- [Stored records]:
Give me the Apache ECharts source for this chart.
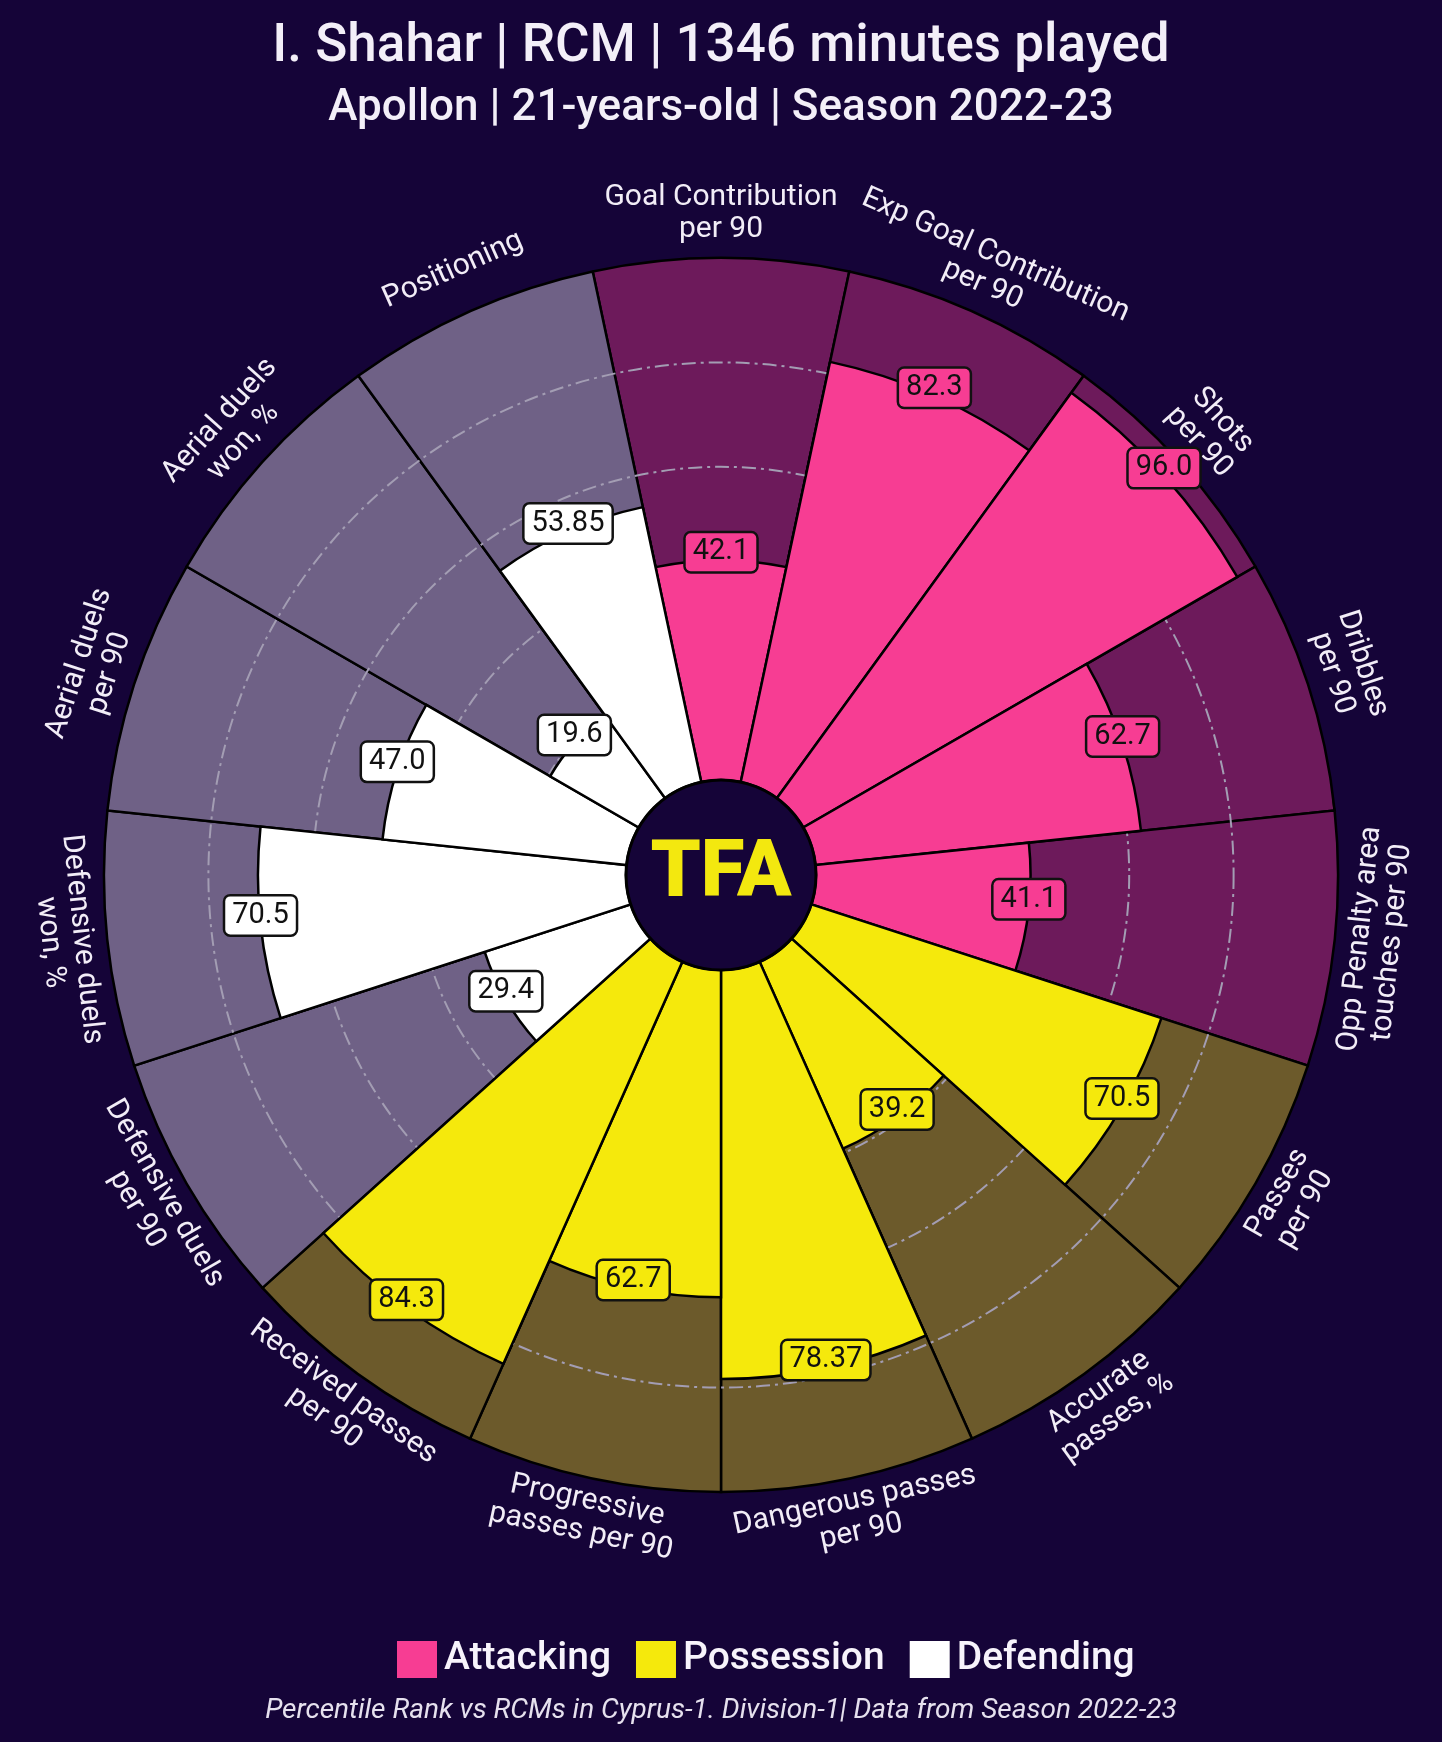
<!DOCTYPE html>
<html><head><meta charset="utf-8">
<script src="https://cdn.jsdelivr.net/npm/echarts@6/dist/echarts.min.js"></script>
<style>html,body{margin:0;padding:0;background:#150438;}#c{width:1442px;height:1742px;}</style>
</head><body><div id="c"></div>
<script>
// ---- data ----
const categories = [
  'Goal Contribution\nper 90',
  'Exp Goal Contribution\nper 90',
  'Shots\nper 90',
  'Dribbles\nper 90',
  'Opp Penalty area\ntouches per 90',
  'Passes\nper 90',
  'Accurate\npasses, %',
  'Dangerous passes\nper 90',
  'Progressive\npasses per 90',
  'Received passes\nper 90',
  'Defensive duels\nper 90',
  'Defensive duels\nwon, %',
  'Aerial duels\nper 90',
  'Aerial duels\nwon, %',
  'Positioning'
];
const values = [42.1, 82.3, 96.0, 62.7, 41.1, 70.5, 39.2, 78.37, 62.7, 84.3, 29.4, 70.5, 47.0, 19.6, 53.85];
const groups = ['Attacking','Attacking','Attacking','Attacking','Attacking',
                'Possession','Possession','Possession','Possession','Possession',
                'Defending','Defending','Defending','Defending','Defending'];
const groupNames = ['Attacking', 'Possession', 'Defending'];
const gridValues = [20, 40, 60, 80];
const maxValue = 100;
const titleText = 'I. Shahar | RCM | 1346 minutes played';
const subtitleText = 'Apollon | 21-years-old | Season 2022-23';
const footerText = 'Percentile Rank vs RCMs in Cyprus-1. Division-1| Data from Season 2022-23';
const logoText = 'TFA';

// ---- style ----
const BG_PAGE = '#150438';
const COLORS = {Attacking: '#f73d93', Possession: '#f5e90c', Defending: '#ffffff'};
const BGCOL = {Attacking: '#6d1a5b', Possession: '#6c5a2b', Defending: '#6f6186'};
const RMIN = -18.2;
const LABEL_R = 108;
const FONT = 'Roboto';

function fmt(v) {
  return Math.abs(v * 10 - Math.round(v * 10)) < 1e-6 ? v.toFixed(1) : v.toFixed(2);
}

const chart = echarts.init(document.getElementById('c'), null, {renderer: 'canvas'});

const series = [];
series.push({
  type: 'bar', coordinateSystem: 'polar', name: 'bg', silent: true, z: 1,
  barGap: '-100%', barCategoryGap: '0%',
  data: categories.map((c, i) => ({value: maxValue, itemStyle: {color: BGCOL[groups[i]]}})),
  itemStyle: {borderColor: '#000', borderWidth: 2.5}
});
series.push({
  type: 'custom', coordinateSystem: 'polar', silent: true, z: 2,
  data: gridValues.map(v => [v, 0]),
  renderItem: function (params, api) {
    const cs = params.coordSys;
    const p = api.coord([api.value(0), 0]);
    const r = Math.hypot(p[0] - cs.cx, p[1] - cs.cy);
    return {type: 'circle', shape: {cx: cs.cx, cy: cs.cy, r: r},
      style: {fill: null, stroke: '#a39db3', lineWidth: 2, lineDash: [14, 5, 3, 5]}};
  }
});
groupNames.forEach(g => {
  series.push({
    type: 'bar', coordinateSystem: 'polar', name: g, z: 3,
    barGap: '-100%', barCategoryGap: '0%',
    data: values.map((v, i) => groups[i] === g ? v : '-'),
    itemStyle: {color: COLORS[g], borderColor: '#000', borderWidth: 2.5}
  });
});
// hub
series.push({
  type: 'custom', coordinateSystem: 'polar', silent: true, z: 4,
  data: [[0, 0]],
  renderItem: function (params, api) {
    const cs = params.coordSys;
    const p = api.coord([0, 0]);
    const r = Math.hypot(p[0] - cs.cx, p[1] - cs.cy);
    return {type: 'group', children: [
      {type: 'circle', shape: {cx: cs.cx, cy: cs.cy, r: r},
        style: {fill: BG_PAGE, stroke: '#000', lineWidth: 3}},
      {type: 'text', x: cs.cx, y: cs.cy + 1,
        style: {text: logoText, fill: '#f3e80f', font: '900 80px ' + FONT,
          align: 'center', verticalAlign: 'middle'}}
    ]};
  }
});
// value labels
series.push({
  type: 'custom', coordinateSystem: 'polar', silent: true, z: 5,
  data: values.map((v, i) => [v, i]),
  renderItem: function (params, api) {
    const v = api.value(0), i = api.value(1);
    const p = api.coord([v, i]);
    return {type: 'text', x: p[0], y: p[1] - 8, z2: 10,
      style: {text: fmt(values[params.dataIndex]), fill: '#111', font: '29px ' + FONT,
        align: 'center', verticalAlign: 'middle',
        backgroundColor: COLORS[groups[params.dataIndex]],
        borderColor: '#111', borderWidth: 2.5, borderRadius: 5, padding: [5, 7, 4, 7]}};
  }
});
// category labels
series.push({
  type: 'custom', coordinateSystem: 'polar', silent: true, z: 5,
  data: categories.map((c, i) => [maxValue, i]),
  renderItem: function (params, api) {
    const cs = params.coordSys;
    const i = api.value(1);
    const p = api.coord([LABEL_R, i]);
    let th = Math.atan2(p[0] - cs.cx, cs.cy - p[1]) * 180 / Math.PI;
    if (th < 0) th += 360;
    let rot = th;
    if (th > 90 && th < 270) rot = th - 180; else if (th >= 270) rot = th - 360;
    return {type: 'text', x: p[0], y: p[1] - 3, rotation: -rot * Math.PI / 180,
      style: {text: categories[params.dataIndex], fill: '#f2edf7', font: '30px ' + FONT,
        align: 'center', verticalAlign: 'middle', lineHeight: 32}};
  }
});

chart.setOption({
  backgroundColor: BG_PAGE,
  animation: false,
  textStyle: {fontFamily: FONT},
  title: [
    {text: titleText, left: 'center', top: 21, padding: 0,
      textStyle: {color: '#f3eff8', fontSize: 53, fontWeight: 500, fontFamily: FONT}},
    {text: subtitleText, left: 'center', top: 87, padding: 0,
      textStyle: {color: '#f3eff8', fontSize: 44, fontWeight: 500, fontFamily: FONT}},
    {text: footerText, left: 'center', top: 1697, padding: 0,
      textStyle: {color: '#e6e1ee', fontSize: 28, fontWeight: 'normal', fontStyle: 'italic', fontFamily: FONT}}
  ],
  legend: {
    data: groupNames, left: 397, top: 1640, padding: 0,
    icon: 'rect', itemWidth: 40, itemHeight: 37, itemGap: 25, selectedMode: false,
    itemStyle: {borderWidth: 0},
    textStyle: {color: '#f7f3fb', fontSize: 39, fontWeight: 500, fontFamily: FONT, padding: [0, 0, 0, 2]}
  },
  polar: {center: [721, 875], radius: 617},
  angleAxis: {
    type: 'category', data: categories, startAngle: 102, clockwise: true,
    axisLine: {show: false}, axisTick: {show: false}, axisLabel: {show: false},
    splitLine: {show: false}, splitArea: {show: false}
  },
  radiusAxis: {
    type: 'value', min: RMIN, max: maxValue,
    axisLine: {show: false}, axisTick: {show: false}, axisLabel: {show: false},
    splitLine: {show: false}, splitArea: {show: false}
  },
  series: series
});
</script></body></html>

---

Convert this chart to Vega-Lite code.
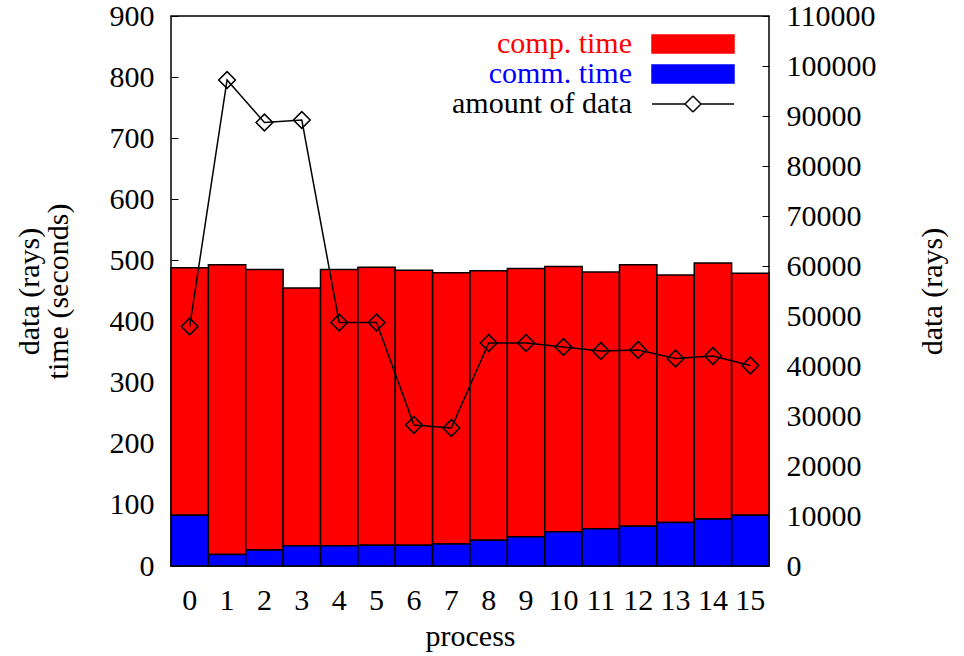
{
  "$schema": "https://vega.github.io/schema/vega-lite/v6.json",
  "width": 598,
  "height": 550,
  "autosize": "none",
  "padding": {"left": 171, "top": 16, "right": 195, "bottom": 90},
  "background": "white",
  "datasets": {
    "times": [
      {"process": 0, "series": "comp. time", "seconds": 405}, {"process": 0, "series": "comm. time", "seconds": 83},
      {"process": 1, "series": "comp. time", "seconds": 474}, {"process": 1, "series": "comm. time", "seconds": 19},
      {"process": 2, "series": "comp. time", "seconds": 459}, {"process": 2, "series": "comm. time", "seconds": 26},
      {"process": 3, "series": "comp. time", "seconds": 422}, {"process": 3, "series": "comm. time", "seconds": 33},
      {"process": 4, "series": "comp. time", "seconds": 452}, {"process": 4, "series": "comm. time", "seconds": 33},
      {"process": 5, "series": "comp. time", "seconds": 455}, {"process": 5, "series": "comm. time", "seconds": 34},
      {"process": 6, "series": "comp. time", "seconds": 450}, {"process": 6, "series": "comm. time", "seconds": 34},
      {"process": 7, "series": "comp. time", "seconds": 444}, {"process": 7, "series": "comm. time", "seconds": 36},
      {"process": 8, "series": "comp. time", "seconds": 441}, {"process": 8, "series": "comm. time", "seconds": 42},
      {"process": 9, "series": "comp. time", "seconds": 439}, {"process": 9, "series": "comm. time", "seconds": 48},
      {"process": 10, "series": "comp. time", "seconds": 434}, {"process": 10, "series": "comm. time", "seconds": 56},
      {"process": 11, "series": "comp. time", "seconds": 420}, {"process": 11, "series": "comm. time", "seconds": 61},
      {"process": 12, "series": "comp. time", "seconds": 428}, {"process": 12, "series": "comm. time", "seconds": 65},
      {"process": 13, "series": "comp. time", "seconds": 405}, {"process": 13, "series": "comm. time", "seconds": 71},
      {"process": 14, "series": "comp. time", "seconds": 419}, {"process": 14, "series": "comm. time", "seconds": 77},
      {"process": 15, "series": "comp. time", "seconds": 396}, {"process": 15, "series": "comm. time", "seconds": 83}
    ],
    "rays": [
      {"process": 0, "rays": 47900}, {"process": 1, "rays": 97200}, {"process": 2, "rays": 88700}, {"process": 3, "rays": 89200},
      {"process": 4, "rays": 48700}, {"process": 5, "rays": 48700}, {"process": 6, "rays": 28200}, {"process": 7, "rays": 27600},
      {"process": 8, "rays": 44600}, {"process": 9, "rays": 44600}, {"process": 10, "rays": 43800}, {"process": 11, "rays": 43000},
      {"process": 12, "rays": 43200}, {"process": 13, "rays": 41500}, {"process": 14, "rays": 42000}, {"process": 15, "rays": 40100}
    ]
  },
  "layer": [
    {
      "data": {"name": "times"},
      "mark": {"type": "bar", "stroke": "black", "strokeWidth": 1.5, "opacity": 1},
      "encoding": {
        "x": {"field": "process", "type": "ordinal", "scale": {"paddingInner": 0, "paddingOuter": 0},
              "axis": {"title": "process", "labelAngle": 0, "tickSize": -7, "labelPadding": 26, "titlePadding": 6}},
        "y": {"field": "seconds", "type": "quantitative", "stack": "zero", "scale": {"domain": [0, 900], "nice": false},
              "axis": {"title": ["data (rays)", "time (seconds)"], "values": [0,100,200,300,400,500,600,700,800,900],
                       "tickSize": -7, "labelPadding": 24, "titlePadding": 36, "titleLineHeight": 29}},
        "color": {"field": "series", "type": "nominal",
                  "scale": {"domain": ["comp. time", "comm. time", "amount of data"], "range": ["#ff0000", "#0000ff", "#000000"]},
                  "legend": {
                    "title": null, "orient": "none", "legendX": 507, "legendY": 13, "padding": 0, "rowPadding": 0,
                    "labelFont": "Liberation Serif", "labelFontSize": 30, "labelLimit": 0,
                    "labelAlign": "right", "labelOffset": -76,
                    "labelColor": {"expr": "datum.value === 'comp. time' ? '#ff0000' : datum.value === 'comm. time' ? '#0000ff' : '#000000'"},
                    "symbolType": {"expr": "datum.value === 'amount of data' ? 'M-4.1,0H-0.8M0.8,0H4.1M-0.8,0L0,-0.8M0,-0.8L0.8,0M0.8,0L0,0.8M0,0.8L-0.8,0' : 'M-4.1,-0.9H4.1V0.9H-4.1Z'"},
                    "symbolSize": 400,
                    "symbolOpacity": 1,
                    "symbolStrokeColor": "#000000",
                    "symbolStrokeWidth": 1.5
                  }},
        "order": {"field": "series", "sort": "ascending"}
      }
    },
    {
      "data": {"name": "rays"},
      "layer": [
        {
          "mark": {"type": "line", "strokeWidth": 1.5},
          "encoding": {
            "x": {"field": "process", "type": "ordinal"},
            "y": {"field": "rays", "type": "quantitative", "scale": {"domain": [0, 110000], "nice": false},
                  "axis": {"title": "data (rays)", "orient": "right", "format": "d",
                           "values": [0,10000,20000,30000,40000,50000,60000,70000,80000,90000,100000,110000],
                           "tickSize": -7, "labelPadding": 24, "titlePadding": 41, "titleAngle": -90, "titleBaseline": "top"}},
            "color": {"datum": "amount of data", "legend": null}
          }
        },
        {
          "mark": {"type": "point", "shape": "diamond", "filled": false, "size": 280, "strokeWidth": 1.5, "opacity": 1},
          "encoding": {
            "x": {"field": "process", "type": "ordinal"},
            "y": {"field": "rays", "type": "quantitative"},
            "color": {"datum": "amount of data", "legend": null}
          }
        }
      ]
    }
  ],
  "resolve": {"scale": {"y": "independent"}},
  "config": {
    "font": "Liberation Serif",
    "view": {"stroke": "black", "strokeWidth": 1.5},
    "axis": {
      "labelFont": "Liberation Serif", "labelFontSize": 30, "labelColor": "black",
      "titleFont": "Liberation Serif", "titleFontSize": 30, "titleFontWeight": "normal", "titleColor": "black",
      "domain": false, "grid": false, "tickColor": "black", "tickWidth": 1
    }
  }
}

--

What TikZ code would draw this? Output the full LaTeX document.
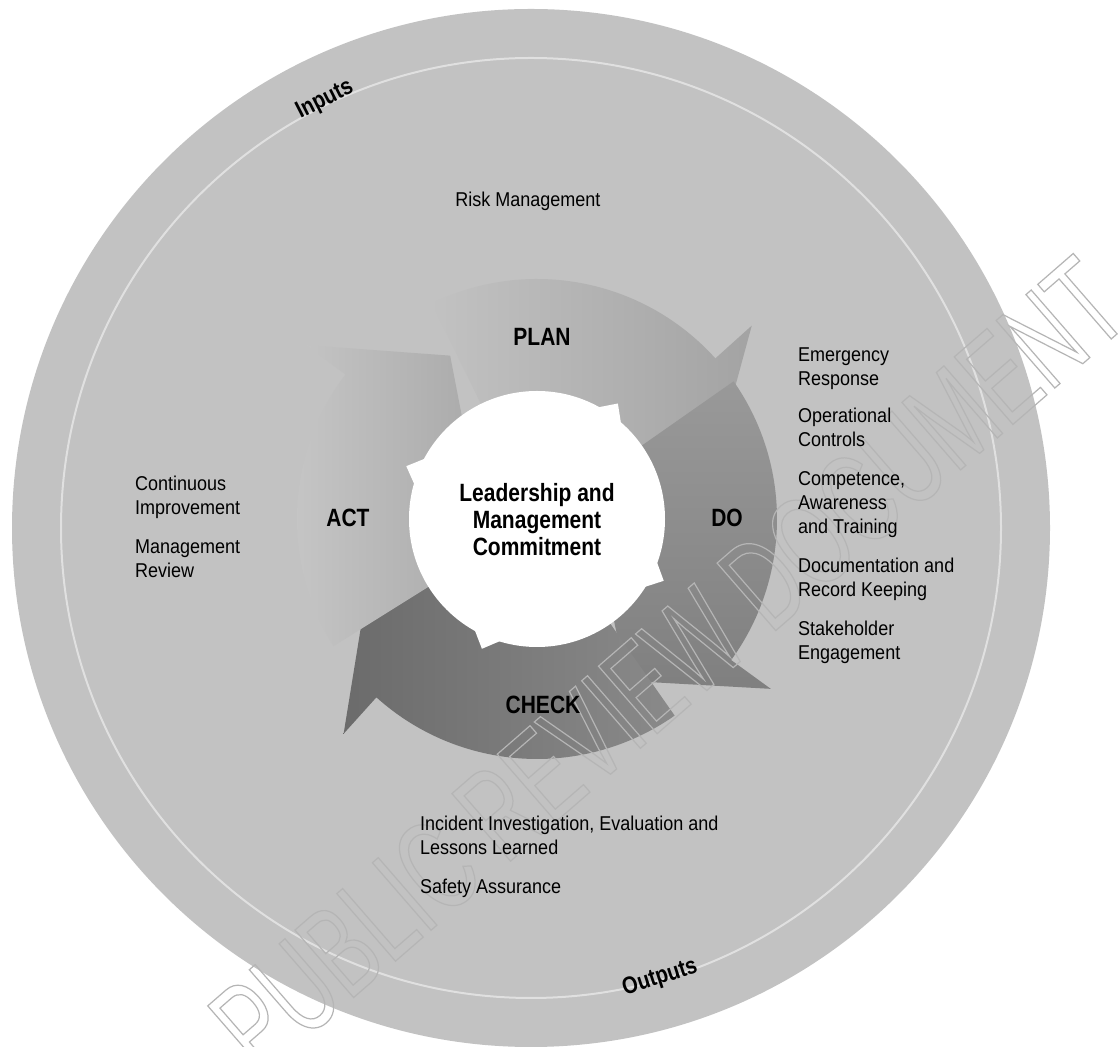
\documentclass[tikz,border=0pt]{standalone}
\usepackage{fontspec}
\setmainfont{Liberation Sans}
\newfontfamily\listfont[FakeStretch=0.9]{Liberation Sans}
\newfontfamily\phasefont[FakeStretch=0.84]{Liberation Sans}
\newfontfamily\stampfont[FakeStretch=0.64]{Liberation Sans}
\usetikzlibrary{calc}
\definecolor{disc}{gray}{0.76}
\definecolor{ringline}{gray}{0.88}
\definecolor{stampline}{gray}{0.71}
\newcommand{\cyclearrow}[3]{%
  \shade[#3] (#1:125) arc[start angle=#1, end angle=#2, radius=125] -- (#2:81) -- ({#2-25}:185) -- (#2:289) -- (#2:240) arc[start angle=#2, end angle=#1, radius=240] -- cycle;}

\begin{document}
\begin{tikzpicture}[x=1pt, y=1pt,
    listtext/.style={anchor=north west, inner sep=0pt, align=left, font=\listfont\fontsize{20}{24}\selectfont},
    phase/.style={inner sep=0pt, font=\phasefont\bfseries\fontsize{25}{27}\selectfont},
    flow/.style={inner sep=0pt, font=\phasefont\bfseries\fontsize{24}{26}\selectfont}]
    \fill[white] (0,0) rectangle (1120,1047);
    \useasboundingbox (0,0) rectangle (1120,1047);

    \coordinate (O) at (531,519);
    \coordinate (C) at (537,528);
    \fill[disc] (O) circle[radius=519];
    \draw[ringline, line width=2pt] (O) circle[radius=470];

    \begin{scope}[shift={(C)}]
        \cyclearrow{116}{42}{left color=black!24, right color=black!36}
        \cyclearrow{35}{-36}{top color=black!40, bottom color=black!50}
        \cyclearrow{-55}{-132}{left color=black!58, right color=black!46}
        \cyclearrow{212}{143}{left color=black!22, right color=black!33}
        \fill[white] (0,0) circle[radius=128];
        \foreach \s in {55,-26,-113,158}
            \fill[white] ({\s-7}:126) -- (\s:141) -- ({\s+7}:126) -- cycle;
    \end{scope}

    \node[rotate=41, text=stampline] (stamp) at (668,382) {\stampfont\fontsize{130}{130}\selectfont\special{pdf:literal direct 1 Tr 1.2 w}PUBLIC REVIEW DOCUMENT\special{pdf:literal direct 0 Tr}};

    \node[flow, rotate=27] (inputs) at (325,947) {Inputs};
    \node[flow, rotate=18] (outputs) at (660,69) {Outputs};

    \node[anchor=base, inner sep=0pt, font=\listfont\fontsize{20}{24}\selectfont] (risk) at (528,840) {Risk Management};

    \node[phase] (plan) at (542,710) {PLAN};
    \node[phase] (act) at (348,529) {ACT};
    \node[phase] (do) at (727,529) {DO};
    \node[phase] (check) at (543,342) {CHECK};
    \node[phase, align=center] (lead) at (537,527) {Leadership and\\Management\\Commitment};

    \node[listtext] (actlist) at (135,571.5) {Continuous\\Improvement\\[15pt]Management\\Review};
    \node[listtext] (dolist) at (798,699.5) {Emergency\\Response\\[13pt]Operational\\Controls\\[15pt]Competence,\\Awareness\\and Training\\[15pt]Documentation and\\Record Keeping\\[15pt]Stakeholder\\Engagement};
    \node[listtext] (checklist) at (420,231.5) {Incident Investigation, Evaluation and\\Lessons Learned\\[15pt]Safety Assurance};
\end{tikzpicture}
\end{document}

- [Aim of the exercise]:
Repeat only the lines from the one holding "Give me the" to the one holding "const logoText = 'TFA';", both ends included, and drop the images.

- [Result for this task]:
Give me the Apache ECharts source for this chart.
<!DOCTYPE html>
<html><head><meta charset="utf-8">
<script src="https://cdn.jsdelivr.net/npm/echarts@6/dist/echarts.min.js"></script>
<style>html,body{margin:0;padding:0;background:#150438;}#c{width:1442px;height:1742px;}</style>
</head><body><div id="c"></div>
<script>
// ---- data ----
const categories = [
  'Goal Contribution\nper 90',
  'Exp Goal Contribution\nper 90',
  'Shots\nper 90',
  'Dribbles\nper 90',
  'Opp Penalty area\ntouches per 90',
  'Passes\nper 90',
  'Accurate\npasses, %',
  'Dangerous passes\nper 90',
  'Progressive\npasses per 90',
  'Received passes\nper 90',
  'Defensive duels\nper 90',
  'Defensive duels\nwon, %',
  'Aerial duels\nper 90',
  'Aerial duels\nwon, %',
  'Positioning'
];
const values = [42.1, 82.3, 96.0, 62.7, 41.1, 70.5, 39.2, 78.37, 62.7, 84.3, 29.4, 70.5, 47.0, 19.6, 53.85];
const groups = ['Attacking','Attacking','Attacking','Attacking','Attacking',
                'Possession','Possession','Possession','Possession','Possession',
                'Defending','Defending','Defending','Defending','Defending'];
const groupNames = ['Attacking', 'Possession', 'Defending'];
const gridValues = [20, 40, 60, 80];
const maxValue = 100;
const titleText = 'I. Shahar | RCM | 1346 minutes played';
const subtitleText = 'Apollon | 21-years-old | Season 2022-23';
const footerText = 'Percentile Rank vs RCMs in Cyprus-1. Division-1| Data from Season 2022-23';
const logoText = 'TFA';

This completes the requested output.